Este texto poderia facilmente ser utilizado por um incrédulo para falar de humanitarismo, por um espírita para falar de caridade, ou por um adepto da teologia da libertação para falar sobre dividir o pão com o que tem fome, de ajudar o próximo. E eu concordo que estas ações, não estas teorias, são coisas boas. É justo agir para amenizar as diferenças abissais que caracterizam uma sociedade desigual é algo justo – o Senhor insistentemente dizia que isso deveria ser feito, que o necessitado deveria ser assistido (Sl 146:9), que em Israel nem o órfão, nem a viúva nem o estrangeiro deveriam ser esquecidos nas sarjetas (Dt 24:19) e um dos argumentos da justiça de Jó era, justamente, o de não maltratar os necessitados (Jó  31:16-17), pelo contrário, estender-lhes as mãos (Jó 29:12).

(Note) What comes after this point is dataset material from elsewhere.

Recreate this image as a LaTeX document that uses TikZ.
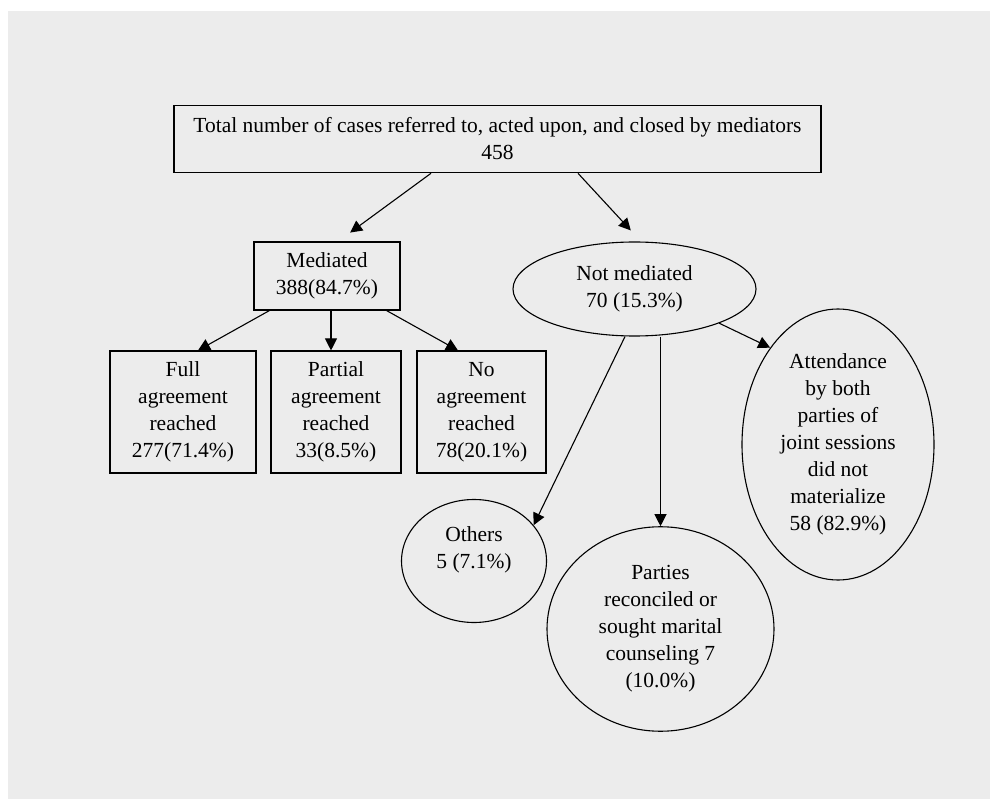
\documentclass[tikz,border=0pt]{standalone}
\usepackage{fontspec}
\setmainfont{Liberation Serif}
\usepackage{xcolor}
\usepackage{tikz}
\usetikzlibrary{positioning,arrows.meta,shapes.geometric}
\definecolor{paper}{HTML}{ECECEC}

\begin{document}
\begin{tikzpicture}[x=1pt,y=-1pt,
  box/.style={draw,line width=1.1pt,inner sep=0pt,align=center,font=\fontsize{21.5}{27}\selectfont},
  oval/.style={draw,ellipse,line width=1.1pt,inner sep=0pt,align=center,font=\fontsize{21.5}{27}\selectfont},
  arr/.style={line width=1.1pt,-{Triangle[length=12pt,width=12pt]}}
]
\useasboundingbox (0,0) rectangle (990,799);
\fill[white] (0,0) rectangle (990,799);
\fill[paper] (8,11) rectangle (990,799);
\node[box,minimum width=647pt,minimum height=67.5pt] (total) at (497.5,139)
  {Total number of cases referred to, acted upon, and closed by mediators\\458};
\node[box,minimum width=146pt,minimum height=68pt] (med) at (327,276) {Mediated\\388(84.7\%)};
\node[oval,minimum width=243pt,minimum height=94pt] (notmed) at (634.5,289) {Not mediated\\70 (15.3\%)};
\node[box,minimum width=146pt,minimum height=122pt] (full) at (183,412) {Full\\agreement\\reached\\277(71.4\%)};
\node[box,minimum width=130pt,minimum height=122pt] (part) at (336,412) {Partial\\agreement\\reached\\33(8.5\%)};
\node[box,minimum width=129pt,minimum height=122pt] (noagr) at (481.5,412) {No\\agreement\\reached\\78(20.1\%)};
\node[oval,minimum width=192pt,minimum height=271pt] (attend) at (838,444.5)
  {Attendance\\by both\\parties of\\joint sessions\\did not\\materialize\\58 (82.9\%)};
\node[oval,minimum width=145pt,minimum height=123pt,text depth=27pt] (others) at (474,561) {Others\\5 (7.1\%)};
\node[oval,minimum width=227pt,minimum height=204.5pt] (parties) at (660.5,629)
  {Parties\\reconciled or\\sought marital\\counseling 7\\(10.0\%)};
% first split
\draw[arr,shorten >=15pt] ([xshift=-66.5pt]total.south) -- ([xshift=11pt]med.north);
\draw[arr,shorten >=15pt] ([xshift=80.5pt]total.south) -- ([xshift=6.5pt]notmed.north);
% mediated
\draw[arr] ([xshift=16pt]med.south west) -- ([xshift=15pt]full.north);
\draw[arr] ([xshift=4pt]med.south) -- ([xshift=-5pt]part.north);
\draw[arr] ([xshift=-14pt]med.south east) -- ([xshift=-23.5pt]noagr.north);
% not mediated
\draw[arr] ([xshift=-9.5pt]notmed.south) -- (others.31);
\draw[arr] ([xshift=26pt]notmed.south) -- (parties.north);
\draw[arr] (notmed.-22) -- (attend.125);
\end{tikzpicture}
\end{document}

Mas a vergonha de Israel era que ele se deixava conduzir por Jezabel e seus 850 missionários. Era vergonhoso que Israel se afastasse do Deus verdadeiro para adorar uma estátua horripilante de um falso deus. E uma única mulher fenícia mostra o tamanho da loucura de Israel, de deixar-se influenciar pelo mundo e não confiar em Deus e em sua Palavra. Israel sofria fome e sede, Israel havia deixado o manancial de águas vivas para escavar cisternas sujas e furadas, que ofereciam lama e não retinham água (Jr 2:13).
É lamentável que uma nação de sacerdotes se deixasse evangelizar por apenas 850 mentirosos adoradores de um falso Deus. É lamentável que a nação santa, verdadeiros sacerdotes, que o povo de propriedade exclusiva de Deus se deixe influenciar pelo jeito de ser do mundo e não cumpra seu papel: a diferença é que a farinha não é pouca, é abundante, é inacabável – é mais do que você precisa então, que tal servi-la para o seu próximo?
Seja Igreja, não retenha o que não é para ser só seu. Seja altruísta, seja evangelista, seja servo do Senhor em sua geração. Use o que Deus tem te dado para que outros possam ouvir a Palavra de Deus em sua boca.